## GIVEN TASK
Your task is to print exactly the lines from the line that contains "Give me the" through the line that contains "0.452, 0.152, 0.070];", with pictures left out.

## INPUT FOR THIS TASK
>> start
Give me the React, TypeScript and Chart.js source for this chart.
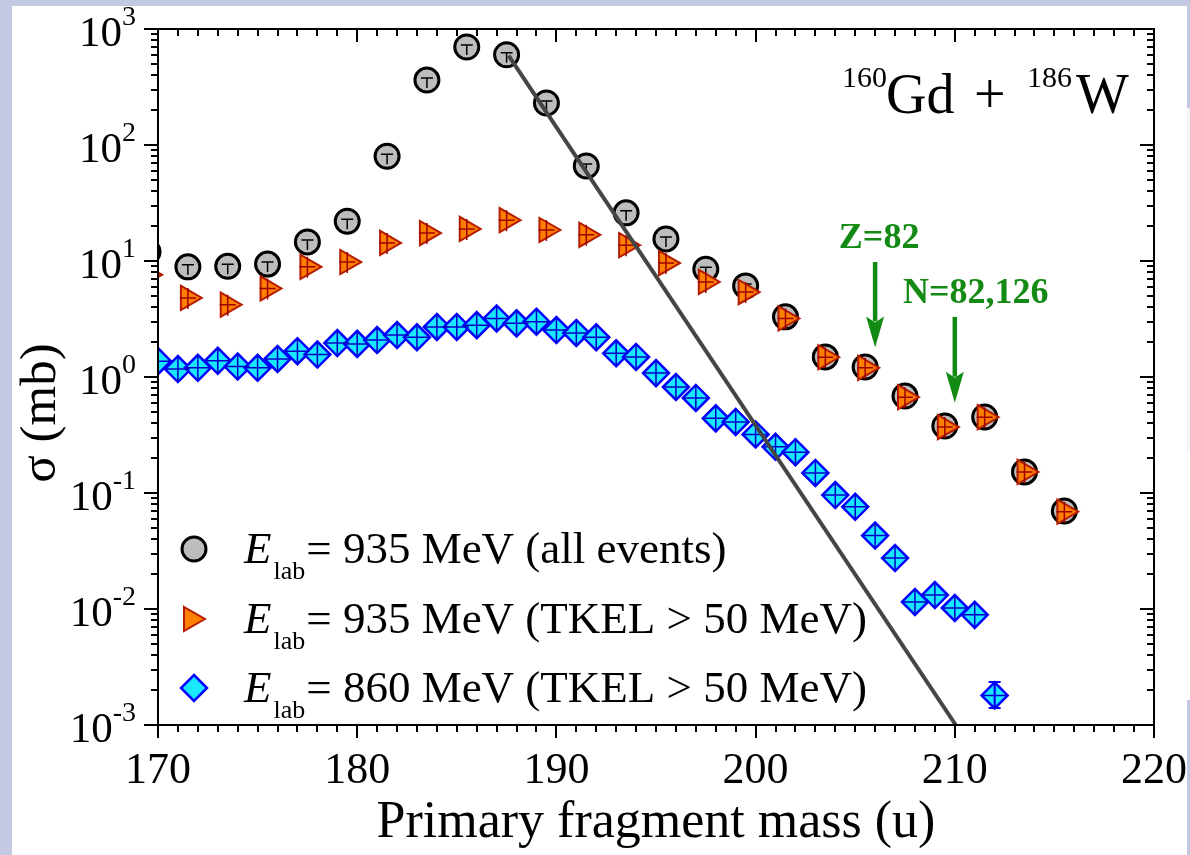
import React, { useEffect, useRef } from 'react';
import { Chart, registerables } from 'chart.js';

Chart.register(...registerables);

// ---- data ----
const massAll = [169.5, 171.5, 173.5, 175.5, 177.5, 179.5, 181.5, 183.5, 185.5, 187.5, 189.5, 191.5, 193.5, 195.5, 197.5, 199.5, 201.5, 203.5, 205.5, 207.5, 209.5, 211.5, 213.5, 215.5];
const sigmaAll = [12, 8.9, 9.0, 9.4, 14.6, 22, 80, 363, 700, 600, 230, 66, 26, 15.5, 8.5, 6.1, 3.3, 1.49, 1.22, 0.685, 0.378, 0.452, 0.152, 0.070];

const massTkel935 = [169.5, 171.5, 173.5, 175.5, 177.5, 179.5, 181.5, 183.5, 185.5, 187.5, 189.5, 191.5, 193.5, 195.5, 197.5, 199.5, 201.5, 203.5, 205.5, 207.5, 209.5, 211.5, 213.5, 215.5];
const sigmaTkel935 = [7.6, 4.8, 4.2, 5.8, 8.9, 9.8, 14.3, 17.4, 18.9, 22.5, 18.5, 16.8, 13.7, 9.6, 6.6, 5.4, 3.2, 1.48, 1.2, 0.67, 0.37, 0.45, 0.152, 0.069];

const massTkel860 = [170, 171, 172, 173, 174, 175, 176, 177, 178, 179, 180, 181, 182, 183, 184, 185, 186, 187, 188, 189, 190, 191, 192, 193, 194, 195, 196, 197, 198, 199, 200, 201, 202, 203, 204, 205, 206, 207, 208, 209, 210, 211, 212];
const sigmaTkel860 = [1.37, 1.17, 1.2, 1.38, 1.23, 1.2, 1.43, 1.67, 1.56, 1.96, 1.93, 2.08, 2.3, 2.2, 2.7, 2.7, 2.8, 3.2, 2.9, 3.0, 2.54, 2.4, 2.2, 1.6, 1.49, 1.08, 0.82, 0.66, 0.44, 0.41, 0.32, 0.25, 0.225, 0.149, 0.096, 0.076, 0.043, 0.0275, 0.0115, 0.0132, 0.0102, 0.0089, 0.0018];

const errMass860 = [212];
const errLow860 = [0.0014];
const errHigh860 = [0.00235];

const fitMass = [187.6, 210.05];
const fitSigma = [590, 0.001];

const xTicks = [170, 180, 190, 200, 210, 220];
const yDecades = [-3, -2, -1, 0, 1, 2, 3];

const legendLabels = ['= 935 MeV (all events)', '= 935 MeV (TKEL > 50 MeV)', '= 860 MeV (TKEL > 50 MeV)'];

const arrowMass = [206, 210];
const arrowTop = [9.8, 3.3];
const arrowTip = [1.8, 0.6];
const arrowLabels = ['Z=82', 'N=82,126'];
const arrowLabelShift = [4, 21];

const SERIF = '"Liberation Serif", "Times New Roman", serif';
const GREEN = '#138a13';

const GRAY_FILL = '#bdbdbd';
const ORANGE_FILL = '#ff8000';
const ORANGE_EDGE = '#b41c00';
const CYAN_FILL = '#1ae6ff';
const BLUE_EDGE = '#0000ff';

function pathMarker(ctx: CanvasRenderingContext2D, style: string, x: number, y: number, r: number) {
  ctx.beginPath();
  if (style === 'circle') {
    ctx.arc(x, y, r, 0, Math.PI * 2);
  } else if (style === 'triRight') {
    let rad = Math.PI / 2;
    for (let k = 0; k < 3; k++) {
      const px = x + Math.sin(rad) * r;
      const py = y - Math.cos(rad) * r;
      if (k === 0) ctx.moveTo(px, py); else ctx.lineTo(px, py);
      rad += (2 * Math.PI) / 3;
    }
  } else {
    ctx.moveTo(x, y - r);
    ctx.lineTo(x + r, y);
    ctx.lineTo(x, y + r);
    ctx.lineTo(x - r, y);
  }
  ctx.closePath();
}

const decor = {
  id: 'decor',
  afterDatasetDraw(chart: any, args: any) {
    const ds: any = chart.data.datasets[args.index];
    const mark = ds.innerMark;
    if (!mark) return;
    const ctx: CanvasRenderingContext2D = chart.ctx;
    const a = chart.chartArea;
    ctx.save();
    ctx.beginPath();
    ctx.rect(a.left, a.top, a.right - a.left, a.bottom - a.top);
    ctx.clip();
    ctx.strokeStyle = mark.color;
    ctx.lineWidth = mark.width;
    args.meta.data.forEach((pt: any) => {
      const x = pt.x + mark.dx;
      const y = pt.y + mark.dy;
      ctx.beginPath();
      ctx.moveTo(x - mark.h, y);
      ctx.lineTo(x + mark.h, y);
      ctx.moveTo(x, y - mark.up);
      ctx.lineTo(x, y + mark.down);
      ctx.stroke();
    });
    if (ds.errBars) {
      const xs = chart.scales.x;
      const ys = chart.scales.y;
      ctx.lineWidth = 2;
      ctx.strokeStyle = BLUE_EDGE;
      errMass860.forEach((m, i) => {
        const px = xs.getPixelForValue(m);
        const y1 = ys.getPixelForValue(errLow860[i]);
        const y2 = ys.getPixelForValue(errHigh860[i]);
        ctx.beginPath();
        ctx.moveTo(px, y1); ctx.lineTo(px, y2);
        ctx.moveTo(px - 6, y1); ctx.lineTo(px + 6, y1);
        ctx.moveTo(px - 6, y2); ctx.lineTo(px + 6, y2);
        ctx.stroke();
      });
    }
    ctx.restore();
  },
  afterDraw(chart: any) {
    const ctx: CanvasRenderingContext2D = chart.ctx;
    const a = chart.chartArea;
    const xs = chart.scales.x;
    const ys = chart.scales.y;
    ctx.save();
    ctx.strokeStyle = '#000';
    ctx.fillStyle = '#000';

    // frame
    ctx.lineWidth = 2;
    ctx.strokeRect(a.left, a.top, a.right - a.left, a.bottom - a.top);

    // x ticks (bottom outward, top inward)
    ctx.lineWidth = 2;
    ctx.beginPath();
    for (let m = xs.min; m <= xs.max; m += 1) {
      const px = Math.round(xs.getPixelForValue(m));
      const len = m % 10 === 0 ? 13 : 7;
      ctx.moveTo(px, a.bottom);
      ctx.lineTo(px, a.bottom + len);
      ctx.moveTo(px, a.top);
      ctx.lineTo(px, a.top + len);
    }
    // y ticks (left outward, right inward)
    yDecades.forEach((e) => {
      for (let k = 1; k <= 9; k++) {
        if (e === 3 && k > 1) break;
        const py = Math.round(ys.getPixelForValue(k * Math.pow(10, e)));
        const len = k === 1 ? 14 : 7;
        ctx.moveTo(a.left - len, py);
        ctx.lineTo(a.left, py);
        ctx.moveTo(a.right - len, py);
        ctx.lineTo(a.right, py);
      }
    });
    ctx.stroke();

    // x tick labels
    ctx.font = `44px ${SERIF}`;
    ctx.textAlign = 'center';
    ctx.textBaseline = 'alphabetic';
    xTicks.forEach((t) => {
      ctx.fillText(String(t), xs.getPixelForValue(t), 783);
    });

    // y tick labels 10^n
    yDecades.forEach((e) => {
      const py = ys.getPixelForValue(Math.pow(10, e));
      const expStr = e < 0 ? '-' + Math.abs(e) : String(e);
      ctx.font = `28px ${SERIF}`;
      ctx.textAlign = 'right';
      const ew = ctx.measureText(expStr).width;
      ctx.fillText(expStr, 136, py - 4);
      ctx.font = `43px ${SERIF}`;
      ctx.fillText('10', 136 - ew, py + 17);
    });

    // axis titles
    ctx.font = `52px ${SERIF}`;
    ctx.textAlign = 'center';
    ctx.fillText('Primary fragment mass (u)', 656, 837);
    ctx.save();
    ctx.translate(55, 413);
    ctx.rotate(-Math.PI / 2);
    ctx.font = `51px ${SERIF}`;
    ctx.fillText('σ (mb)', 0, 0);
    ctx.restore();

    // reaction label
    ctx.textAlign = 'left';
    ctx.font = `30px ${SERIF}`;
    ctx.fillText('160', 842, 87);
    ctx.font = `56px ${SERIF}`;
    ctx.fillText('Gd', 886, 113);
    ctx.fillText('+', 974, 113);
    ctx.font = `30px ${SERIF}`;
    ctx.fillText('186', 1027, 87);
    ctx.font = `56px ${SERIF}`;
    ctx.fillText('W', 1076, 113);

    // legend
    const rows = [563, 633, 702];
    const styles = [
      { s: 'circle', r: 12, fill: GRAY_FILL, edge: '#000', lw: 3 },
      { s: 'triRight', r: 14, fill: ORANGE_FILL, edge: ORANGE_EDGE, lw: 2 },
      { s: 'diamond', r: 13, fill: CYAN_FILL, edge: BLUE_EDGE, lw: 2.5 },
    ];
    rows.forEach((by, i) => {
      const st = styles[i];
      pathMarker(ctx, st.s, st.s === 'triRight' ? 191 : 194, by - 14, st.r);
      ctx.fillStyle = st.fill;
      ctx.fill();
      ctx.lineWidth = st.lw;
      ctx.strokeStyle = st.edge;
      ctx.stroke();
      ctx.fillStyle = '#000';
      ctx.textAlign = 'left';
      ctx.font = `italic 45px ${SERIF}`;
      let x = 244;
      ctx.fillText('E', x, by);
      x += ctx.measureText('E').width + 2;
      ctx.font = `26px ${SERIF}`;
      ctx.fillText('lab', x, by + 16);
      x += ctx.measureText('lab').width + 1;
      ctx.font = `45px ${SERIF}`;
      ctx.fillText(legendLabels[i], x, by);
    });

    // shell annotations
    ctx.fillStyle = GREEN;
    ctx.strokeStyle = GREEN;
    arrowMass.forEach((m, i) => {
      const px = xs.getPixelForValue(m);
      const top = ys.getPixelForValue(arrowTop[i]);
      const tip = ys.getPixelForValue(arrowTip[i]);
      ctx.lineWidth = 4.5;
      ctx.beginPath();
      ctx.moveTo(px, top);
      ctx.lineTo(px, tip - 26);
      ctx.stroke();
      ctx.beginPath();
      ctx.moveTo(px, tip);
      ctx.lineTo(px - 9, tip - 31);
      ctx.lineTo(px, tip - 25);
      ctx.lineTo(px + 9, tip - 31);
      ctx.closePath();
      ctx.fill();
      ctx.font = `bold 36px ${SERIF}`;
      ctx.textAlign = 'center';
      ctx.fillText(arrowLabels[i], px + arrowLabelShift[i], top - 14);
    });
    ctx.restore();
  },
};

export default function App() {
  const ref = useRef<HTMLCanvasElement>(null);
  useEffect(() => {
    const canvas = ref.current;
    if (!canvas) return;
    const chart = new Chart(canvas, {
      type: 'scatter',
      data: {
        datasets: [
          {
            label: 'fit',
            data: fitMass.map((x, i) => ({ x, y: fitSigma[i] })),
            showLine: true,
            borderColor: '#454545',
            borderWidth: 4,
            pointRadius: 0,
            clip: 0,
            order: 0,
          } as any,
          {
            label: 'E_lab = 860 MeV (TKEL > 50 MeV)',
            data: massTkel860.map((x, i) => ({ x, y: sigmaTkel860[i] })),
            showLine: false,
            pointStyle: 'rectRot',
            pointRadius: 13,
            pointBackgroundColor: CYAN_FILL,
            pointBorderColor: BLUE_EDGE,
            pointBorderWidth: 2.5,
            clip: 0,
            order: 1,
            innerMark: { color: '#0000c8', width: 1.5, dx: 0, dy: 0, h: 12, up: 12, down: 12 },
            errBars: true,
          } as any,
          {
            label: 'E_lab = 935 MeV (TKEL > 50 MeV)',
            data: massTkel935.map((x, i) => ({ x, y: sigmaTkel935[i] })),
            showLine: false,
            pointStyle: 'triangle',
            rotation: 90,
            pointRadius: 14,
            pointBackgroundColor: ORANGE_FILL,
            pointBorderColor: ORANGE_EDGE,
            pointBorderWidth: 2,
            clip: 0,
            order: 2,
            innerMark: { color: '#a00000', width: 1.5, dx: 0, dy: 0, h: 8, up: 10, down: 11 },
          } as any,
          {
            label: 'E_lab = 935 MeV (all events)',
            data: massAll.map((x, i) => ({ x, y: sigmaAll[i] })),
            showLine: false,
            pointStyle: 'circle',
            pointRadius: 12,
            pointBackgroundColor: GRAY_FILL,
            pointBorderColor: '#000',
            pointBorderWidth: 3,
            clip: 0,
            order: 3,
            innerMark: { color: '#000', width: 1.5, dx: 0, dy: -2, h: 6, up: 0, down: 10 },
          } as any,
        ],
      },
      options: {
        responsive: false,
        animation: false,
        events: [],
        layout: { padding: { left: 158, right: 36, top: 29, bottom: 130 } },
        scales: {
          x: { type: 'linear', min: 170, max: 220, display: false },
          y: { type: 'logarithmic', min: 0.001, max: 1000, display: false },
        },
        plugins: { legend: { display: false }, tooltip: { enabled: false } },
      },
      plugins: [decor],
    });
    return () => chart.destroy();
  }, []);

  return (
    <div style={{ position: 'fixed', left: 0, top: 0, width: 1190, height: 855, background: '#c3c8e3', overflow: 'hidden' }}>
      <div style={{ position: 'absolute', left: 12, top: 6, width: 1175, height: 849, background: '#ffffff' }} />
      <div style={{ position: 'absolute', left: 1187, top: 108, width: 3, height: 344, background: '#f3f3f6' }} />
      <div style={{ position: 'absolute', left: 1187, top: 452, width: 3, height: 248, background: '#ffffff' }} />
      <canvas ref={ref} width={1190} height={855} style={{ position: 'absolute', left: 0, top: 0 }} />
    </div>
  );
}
>> end
>> start
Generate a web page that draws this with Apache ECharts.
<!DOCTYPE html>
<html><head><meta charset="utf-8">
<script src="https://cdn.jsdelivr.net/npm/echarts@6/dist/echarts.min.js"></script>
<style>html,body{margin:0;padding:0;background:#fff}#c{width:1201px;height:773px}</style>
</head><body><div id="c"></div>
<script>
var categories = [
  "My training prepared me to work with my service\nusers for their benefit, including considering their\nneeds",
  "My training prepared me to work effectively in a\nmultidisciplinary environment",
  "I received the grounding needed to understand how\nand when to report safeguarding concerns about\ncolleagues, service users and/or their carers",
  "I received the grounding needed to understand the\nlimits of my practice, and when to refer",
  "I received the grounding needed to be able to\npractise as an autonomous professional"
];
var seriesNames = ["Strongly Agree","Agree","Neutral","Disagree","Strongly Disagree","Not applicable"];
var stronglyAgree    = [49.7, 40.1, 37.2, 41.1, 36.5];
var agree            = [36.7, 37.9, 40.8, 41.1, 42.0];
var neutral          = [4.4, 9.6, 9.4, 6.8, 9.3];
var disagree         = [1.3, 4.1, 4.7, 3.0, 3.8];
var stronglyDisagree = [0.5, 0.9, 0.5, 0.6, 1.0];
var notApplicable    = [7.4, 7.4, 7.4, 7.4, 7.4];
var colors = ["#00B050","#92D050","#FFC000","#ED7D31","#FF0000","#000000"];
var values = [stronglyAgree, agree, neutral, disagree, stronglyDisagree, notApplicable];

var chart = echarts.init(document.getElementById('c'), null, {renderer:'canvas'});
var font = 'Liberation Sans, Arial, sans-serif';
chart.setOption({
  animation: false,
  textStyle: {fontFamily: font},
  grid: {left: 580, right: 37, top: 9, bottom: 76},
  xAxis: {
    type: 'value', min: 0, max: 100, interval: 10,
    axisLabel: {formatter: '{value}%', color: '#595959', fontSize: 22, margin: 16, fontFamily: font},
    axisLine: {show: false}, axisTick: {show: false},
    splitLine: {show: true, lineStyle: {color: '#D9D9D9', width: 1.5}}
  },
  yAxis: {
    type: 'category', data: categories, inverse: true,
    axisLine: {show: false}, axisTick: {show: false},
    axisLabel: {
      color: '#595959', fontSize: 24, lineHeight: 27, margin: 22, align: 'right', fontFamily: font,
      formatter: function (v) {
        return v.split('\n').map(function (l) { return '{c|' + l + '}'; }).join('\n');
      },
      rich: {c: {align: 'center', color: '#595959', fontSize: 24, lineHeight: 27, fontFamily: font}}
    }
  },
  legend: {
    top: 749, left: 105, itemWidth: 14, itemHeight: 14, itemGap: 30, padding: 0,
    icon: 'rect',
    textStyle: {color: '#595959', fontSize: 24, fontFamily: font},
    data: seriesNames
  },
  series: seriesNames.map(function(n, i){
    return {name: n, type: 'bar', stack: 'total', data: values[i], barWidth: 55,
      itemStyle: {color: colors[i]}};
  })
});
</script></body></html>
>> end
>> start
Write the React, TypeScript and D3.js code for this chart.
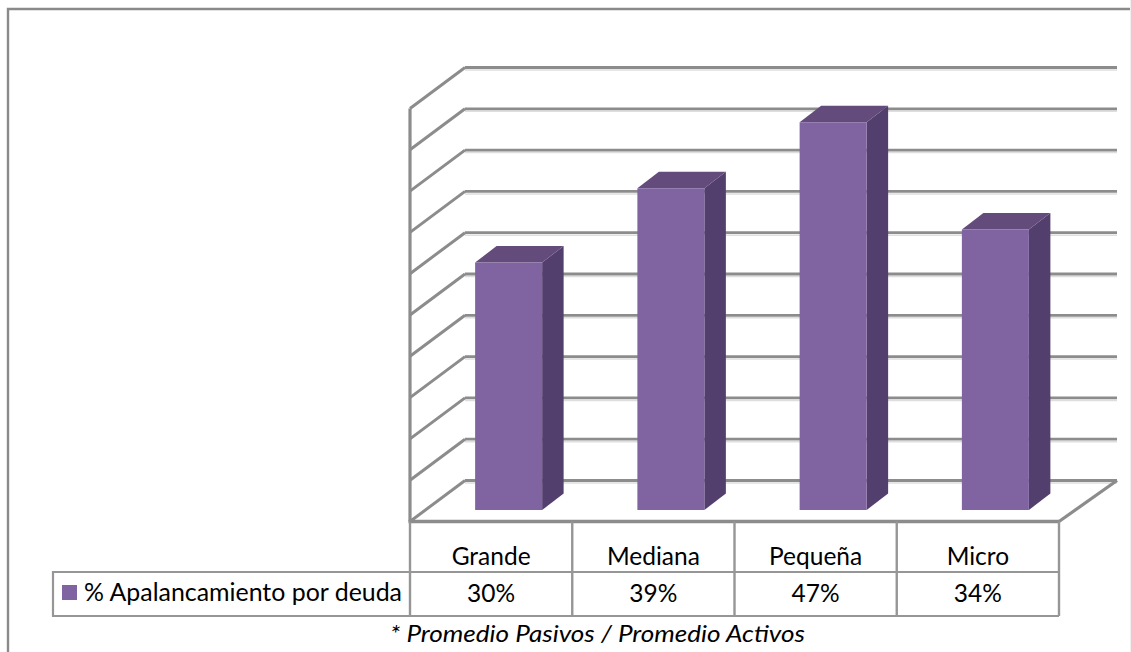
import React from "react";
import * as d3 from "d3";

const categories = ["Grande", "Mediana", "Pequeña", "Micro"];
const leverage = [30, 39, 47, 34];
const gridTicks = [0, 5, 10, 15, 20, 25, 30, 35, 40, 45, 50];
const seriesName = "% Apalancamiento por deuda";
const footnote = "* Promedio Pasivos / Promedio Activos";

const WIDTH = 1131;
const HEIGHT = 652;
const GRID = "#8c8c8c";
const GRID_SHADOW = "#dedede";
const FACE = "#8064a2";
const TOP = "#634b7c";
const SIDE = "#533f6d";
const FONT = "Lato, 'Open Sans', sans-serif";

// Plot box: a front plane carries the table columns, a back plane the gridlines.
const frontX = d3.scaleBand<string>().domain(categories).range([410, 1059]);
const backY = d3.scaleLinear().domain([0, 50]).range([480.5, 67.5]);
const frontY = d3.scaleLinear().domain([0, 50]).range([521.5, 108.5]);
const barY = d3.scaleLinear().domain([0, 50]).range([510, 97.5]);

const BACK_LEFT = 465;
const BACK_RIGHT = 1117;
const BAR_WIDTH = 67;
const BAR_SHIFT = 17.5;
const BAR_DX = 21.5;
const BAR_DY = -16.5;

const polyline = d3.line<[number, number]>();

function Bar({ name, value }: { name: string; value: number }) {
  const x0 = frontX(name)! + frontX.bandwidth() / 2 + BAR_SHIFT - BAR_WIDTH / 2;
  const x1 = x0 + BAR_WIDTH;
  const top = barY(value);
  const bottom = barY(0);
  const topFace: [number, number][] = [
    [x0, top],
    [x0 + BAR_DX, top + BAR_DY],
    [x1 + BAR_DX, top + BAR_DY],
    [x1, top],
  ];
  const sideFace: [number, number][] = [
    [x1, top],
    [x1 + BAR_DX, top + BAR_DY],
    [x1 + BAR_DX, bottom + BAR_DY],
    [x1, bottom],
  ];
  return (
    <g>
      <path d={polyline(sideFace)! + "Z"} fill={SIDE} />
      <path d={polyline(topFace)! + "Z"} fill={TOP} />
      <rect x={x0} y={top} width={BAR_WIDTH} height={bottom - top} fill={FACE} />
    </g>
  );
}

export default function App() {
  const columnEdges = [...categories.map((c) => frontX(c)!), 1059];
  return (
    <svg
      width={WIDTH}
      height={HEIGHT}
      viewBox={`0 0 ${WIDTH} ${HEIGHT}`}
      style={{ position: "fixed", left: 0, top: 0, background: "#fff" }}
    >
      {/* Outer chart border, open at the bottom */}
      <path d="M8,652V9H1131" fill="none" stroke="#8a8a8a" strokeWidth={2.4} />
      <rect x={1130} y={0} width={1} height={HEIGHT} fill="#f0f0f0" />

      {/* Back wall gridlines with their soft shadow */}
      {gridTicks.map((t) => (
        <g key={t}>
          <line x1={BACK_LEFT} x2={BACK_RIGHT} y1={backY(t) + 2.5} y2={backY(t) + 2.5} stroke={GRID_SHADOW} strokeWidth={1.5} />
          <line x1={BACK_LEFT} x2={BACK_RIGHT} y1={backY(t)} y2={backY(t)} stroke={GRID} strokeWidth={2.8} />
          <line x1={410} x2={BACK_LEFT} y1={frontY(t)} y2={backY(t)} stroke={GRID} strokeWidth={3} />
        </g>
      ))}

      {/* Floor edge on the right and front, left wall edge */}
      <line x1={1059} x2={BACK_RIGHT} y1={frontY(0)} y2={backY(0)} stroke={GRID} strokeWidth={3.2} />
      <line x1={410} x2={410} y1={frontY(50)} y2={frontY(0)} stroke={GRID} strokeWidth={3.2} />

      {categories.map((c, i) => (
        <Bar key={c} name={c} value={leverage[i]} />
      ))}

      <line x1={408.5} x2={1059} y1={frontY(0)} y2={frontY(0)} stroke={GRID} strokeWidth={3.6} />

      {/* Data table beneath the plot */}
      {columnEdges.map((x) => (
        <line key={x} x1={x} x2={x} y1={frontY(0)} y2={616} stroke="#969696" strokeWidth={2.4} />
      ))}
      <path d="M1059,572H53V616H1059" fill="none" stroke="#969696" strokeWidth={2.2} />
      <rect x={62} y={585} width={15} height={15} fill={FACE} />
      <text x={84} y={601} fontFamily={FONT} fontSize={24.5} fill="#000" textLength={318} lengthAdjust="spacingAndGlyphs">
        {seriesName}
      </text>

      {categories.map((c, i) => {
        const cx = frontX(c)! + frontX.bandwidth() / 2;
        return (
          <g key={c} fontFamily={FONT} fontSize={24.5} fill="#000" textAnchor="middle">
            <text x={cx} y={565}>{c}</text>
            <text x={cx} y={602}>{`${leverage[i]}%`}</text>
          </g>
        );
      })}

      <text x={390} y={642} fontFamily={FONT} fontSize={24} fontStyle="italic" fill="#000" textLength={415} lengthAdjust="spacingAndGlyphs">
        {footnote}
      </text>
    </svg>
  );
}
>> end
## SOLUTION TO THIS PROBLEM
Give me the React, TypeScript and Chart.js source for this chart.
import React, { useEffect, useRef } from 'react';
import { Chart, registerables } from 'chart.js';

Chart.register(...registerables);

// ---- data ----
const massAll = [169.5, 171.5, 173.5, 175.5, 177.5, 179.5, 181.5, 183.5, 185.5, 187.5, 189.5, 191.5, 193.5, 195.5, 197.5, 199.5, 201.5, 203.5, 205.5, 207.5, 209.5, 211.5, 213.5, 215.5];
const sigmaAll = [12, 8.9, 9.0, 9.4, 14.6, 22, 80, 363, 700, 600, 230, 66, 26, 15.5, 8.5, 6.1, 3.3, 1.49, 1.22, 0.685, 0.378, 0.452, 0.152, 0.070];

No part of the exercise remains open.